The second African storytelling film in this unit is Gaston Kabore's Wend Kuuni, meaning gift of God, 1982. In pastoral, calm scenes, there is a balance among humans, animals, and the land. At the beginning of the film, a woman in a hut sobs over her half-asleep son, distraught at being forced to remarry because of the extended absence of her husband. She plans to escape and thereupon unveils this plan to her son. The following sequence shows the child in the bush taken in by a merchant who shortly afterwards entrusts him to the care of a family in a distant village. Sheltered, then adopted, this young boy, who has become mute, bears the name Wend Kuuni, signifying gift of God. The movie then portrays Wend Kuuni's daily life among the members of his new family within his new traditional village. His life continues until an important flashback in the film where a connection is made between the mother's scene in the hut and Wend Kuuni, abandoned in the African bush.
The domestic scenes of the village family comprise the daily life of individual members of Wend Kuuni's foster family: the father weaving, the mother taking care of the household chores (sweeping, preparing butter and bread cakes), the daughter Pongnere assisting her mother (in preparing the fire, setting up the millet, getting water, and delivering orders), and Wend Kuuni tending to the watering and pasturing of the goats, as well as helping his foster father in his chores as a weaver. The film shows the daily repetition of activities within the family group. Different from the domestic life is the scene at the market in which there are negotiations between men and women. Wend Kuuni bargains with a young woman in order to sell his father's piece of cloth. A young woman, Timpoko, bargains less honorably where she rejects her husband, whom she judges to be too old and impotent.
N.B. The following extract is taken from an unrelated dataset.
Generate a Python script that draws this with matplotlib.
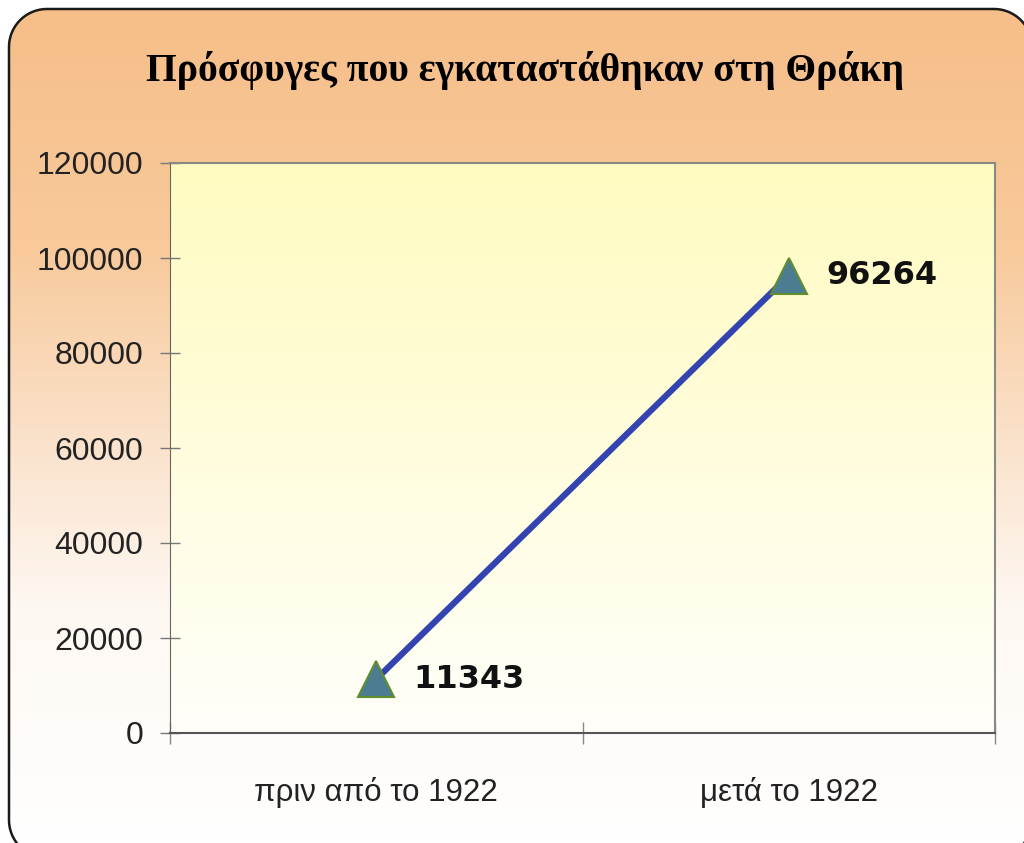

Although Wend Kuuni really has no one to confide in and must bear his grief alone, he finally tells his story to Pongnere when she disobeys her mother's orders and runs into the bush to talk to her foster brother. Skillful film techniques account for the young boy's wanderings until he recovers his speech. The absence of human discourse in the bush scenes allows the viewer to focus on the beauty of the landscape and the sounds. This will be a lesson in and of itself for my students who live in a T.V. centered existence, in apartments with family members. Silence is golden. Two film shots relate to Wend Kuuni's past, one that shows a bow behind a tree, representing his father, as well as the recollection of his mother during the flashback. The first shot symbolizes his control of speaking, as he is the only one able to recover and bring back the image of the father, and the other shot shows his mother under a tree. This second shot actually suggests that the mother as she dies recollects the absent husband so that when the young boy can recover the image of his mother, who holds the image of his father, he has regained a sense of his parentage and can thereafter speak again and tell his story.